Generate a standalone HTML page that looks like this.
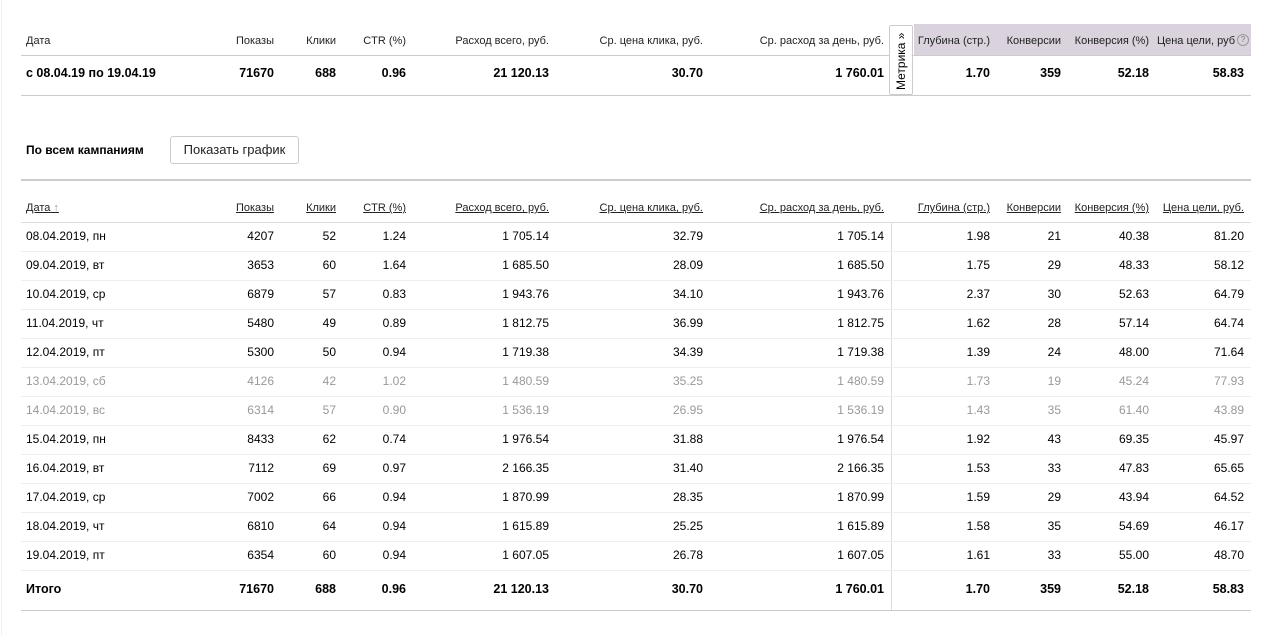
<!DOCTYPE html>
<html><head><meta charset="utf-8"><style>
*{margin:0;padding:0;box-sizing:border-box}
body{width:1270px;height:635px;background:#fff;font-family:"Liberation Sans","DejaVu Sans",sans-serif;color:#000;position:relative;overflow:hidden}
.t{position:absolute;white-space:nowrap;font-size:12px;line-height:14px}
.r{text-align:right}
.h{font-size:11px;color:#222}
.u{text-decoration:underline}
.b{font-weight:bold;font-size:12.5px}
.g{color:#999}
.line{position:absolute;left:21px;width:1230px;height:1px;background:#ddd}
</style></head><body>
<div style="position:absolute;left:1px;top:0;width:1px;height:635px;background:#eee"></div>
<div style="position:absolute;left:914px;top:24px;width:337px;height:32px;background:#dad2dd"></div>
<div class="line" style="top:55px;background:#ccc"></div>
<div class="line" style="top:95px;background:#ccc"></div>
<div style="position:absolute;left:889px;top:25px;width:24px;height:70px;border:1px solid #ccc;border-radius:2px;background:#fff"></div>
<div class="t" style="left:894px;top:90px;transform:rotate(-90deg);transform-origin:0 0;font-size:12px">Метрика »</div>
<div style="position:absolute;left:1237px;top:34px;width:12px;height:12px;border:1px solid #999;border-radius:50%;font-size:8px;line-height:10px;text-align:center;color:#777;font-family:'Liberation Sans';background:#dad2dd">?</div>
<div id="top"></div>
<div class="t b" style="left:26px;top:143px;font-size:12px">По всем кампаниям</div>
<div style="position:absolute;left:170px;top:136px;width:129px;height:28px;border:1px solid #ccc;border-radius:3px;font-size:13px;line-height:26px;text-align:center;color:#222">Показать график</div>
<div class="line" style="top:179px;height:2px;background:#ccc"></div>
<div style="position:absolute;left:891px;top:222px;width:1px;height:388px;background:#ddd"></div>
<div id="bot"></div>
<script>
var R=[274,336,406,549,703,884,990,1061,1149,1244];
var H=["Показы","Клики","CTR (%)","Расход всего, руб.","Ср. цена клика, руб.","Ср. расход за день, руб.","Глубина (стр.)","Конверсии","Конверсия (%)","Цена цели, руб."];
var s="";
function row(y,date,vals,cls){
 s+='<div class="t '+cls+'" style="left:26px;top:'+(y-7)+'px">'+date+'</div>';
 vals.forEach(function(v,i){s+='<div class="t r '+cls+'" style="right:'+(1270-R[i])+'px;top:'+(y-7)+'px">'+v+'</div>'});
}
s+='<div class="t h" style="left:26px;top:34px">Дата</div>';
H.forEach(function(v,i){s+='<div class="t r h" style="right:'+(1270-R[i]+(i==9?9:0))+'px;top:34px">'+(i==9?'Цена цели, руб':v)+'</div>'});
row(73,"с 08.04.19 по 19.04.19",["71670","688","0.96","21 120.13","30.70","1 760.01","1.70","359","52.18","58.83"],"b");
document.getElementById("top").innerHTML=s;s="";
s+='<div class="t h u" style="left:26px;top:201px">Дата<span style="text-decoration:none;color:#999"> ↑</span></div>';
H.forEach(function(v,i){s+='<div class="t r h u" style="right:'+(1270-R[i])+'px;top:201px">'+v+'</div>'});
s+='<div class="line" style="top:222px"></div>';
var D=[
["08.04.2019, пн","4207","52","1.24","1 705.14","32.79","1 705.14","1.98","21","40.38","81.20"],
["09.04.2019, вт","3653","60","1.64","1 685.50","28.09","1 685.50","1.75","29","48.33","58.12"],
["10.04.2019, ср","6879","57","0.83","1 943.76","34.10","1 943.76","2.37","30","52.63","64.79"],
["11.04.2019, чт","5480","49","0.89","1 812.75","36.99","1 812.75","1.62","28","57.14","64.74"],
["12.04.2019, пт","5300","50","0.94","1 719.38","34.39","1 719.38","1.39","24","48.00","71.64"],
["13.04.2019, сб","4126","42","1.02","1 480.59","35.25","1 480.59","1.73","19","45.24","77.93"],
["14.04.2019, вс","6314","57","0.90","1 536.19","26.95","1 536.19","1.43","35","61.40","43.89"],
["15.04.2019, пн","8433","62","0.74","1 976.54","31.88","1 976.54","1.92","43","69.35","45.97"],
["16.04.2019, вт","7112","69","0.97","2 166.35","31.40","2 166.35","1.53","33","47.83","65.65"],
["17.04.2019, ср","7002","66","0.94","1 870.99","28.35","1 870.99","1.59","29","43.94","64.52"],
["18.04.2019, чт","6810","64","0.94","1 615.89","25.25","1 615.89","1.58","35","54.69","46.17"],
["19.04.2019, пт","6354","60","0.94","1 607.05","26.78","1 607.05","1.61","33","55.00","48.70"]];
D.forEach(function(d,k){var y=236+k*29;row(y,d[0],d.slice(1),(k==5||k==6)?"g":"");s+='<div class="line" style="top:'+(y+15)+'px;background:#eee"></div>';});
row(589,"Итого",["71670","688","0.96","21 120.13","30.70","1 760.01","1.70","359","52.18","58.83"],"b");
s+='<div class="line" style="top:610px;background:#ccc"></div>';
document.getElementById("bot").innerHTML=s;
</script>
</body></html>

_WORK REQUIRED_: Leave the pictures out, and print every line of the listing exactly as written.

_OUTPUT OF THE TASK_:
Generate a standalone HTML page that looks like this.
<!DOCTYPE html>
<html><head><meta charset="utf-8"><style>
*{margin:0;padding:0;box-sizing:border-box}
body{width:1270px;height:635px;background:#fff;font-family:"Liberation Sans","DejaVu Sans",sans-serif;color:#000;position:relative;overflow:hidden}
.t{position:absolute;white-space:nowrap;font-size:12px;line-height:14px}
.r{text-align:right}
.h{font-size:11px;color:#222}
.u{text-decoration:underline}
.b{font-weight:bold;font-size:12.5px}
.g{color:#999}
.line{position:absolute;left:21px;width:1230px;height:1px;background:#ddd}
</style></head><body>
<div style="position:absolute;left:1px;top:0;width:1px;height:635px;background:#eee"></div>
<div style="position:absolute;left:914px;top:24px;width:337px;height:32px;background:#dad2dd"></div>
<div class="line" style="top:55px;background:#ccc"></div>
<div class="line" style="top:95px;background:#ccc"></div>
<div style="position:absolute;left:889px;top:25px;width:24px;height:70px;border:1px solid #ccc;border-radius:2px;background:#fff"></div>
<div class="t" style="left:894px;top:90px;transform:rotate(-90deg);transform-origin:0 0;font-size:12px">Метрика »</div>
<div style="position:absolute;left:1237px;top:34px;width:12px;height:12px;border:1px solid #999;border-radius:50%;font-size:8px;line-height:10px;text-align:center;color:#777;font-family:'Liberation Sans';background:#dad2dd">?</div>
<div id="top"></div>
<div class="t b" style="left:26px;top:143px;font-size:12px">По всем кампаниям</div>
<div style="position:absolute;left:170px;top:136px;width:129px;height:28px;border:1px solid #ccc;border-radius:3px;font-size:13px;line-height:26px;text-align:center;color:#222">Показать график</div>
<div class="line" style="top:179px;height:2px;background:#ccc"></div>
<div style="position:absolute;left:891px;top:222px;width:1px;height:388px;background:#ddd"></div>
<div id="bot"></div>
<script>
var R=[274,336,406,549,703,884,990,1061,1149,1244];
var H=["Показы","Клики","CTR (%)","Расход всего, руб.","Ср. цена клика, руб.","Ср. расход за день, руб.","Глубина (стр.)","Конверсии","Конверсия (%)","Цена цели, руб."];
var s="";
function row(y,date,vals,cls){
 s+='<div class="t '+cls+'" style="left:26px;top:'+(y-7)+'px">'+date+'</div>';
 vals.forEach(function(v,i){s+='<div class="t r '+cls+'" style="right:'+(1270-R[i])+'px;top:'+(y-7)+'px">'+v+'</div>'});
}
s+='<div class="t h" style="left:26px;top:34px">Дата</div>';
H.forEach(function(v,i){s+='<div class="t r h" style="right:'+(1270-R[i]+(i==9?9:0))+'px;top:34px">'+(i==9?'Цена цели, руб':v)+'</div>'});
row(73,"с 08.04.19 по 19.04.19",["71670","688","0.96","21 120.13","30.70","1 760.01","1.70","359","52.18","58.83"],"b");
document.getElementById("top").innerHTML=s;s="";
s+='<div class="t h u" style="left:26px;top:201px">Дата<span style="text-decoration:none;color:#999"> ↑</span></div>';
H.forEach(function(v,i){s+='<div class="t r h u" style="right:'+(1270-R[i])+'px;top:201px">'+v+'</div>'});
s+='<div class="line" style="top:222px"></div>';
var D=[
["08.04.2019, пн","4207","52","1.24","1 705.14","32.79","1 705.14","1.98","21","40.38","81.20"],
["09.04.2019, вт","3653","60","1.64","1 685.50","28.09","1 685.50","1.75","29","48.33","58.12"],
["10.04.2019, ср","6879","57","0.83","1 943.76","34.10","1 943.76","2.37","30","52.63","64.79"],
["11.04.2019, чт","5480","49","0.89","1 812.75","36.99","1 812.75","1.62","28","57.14","64.74"],
["12.04.2019, пт","5300","50","0.94","1 719.38","34.39","1 719.38","1.39","24","48.00","71.64"],
["13.04.2019, сб","4126","42","1.02","1 480.59","35.25","1 480.59","1.73","19","45.24","77.93"],
["14.04.2019, вс","6314","57","0.90","1 536.19","26.95","1 536.19","1.43","35","61.40","43.89"],
["15.04.2019, пн","8433","62","0.74","1 976.54","31.88","1 976.54","1.92","43","69.35","45.97"],
["16.04.2019, вт","7112","69","0.97","2 166.35","31.40","2 166.35","1.53","33","47.83","65.65"],
["17.04.2019, ср","7002","66","0.94","1 870.99","28.35","1 870.99","1.59","29","43.94","64.52"],
["18.04.2019, чт","6810","64","0.94","1 615.89","25.25","1 615.89","1.58","35","54.69","46.17"],
["19.04.2019, пт","6354","60","0.94","1 607.05","26.78","1 607.05","1.61","33","55.00","48.70"]];
D.forEach(function(d,k){var y=236+k*29;row(y,d[0],d.slice(1),(k==5||k==6)?"g":"");s+='<div class="line" style="top:'+(y+15)+'px;background:#eee"></div>';});
row(589,"Итого",["71670","688","0.96","21 120.13","30.70","1 760.01","1.70","359","52.18","58.83"],"b");
s+='<div class="line" style="top:610px;background:#ccc"></div>';
document.getElementById("bot").innerHTML=s;
</script>
</body></html>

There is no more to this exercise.